14. G20 and Expo 2020 Will Mend Regional Ties: Event and summit diplomacy will play a mediating role in regional tensions in 2020. Realpolitik is likely to prevail as several of the simmering regional disputes may cool down with the world’s attention and cancel culture’s cross hairs trained on the region.

15. Regional Competition for Africa to Increase Startup Ecosystem Cooperation: Africa has 50% of the top 20 fastest-growing economies and the youngest population in the world.

However, very few MENA startups consider Africa in scaling plans despite the opportunities, while African startups still view the MENAP as s source of moneybags.

These perceptions are starting to change with a number of emerging investment summits that are linking the investment and entrepreneurship ecosystems and the increasingly strong role Egypt is playing in removing trade and investment barriers through the African Continental Free Trade Agreement.

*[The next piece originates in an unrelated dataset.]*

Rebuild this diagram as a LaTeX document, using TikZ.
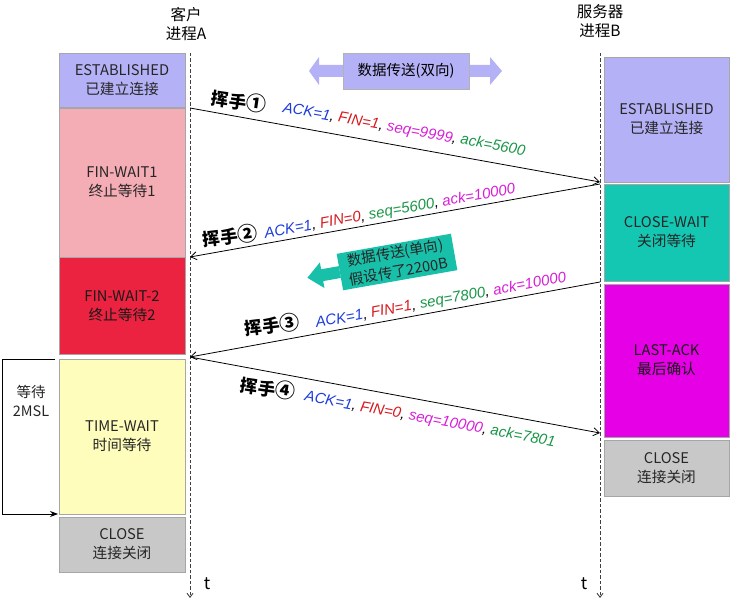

16. The Rise of Social Trading: The MENA needs its Robinhood, a commission free trading app popular among millennials looking to start investing in the US. The average age of Robinhood users is 28-41, and most of them use the app to make their first stock purchase. The MENAP needs its Robinhood to kick off a new wave of financial literacy that disrupts the region’s brokerage industry, lowers transaction fees, and provides more liquidity in regional stock markets through increased integration.

17. E-sports are the Next Big Thing: E-sports are going to become big in the MENAP with a strong ecosystem emerging around the sector.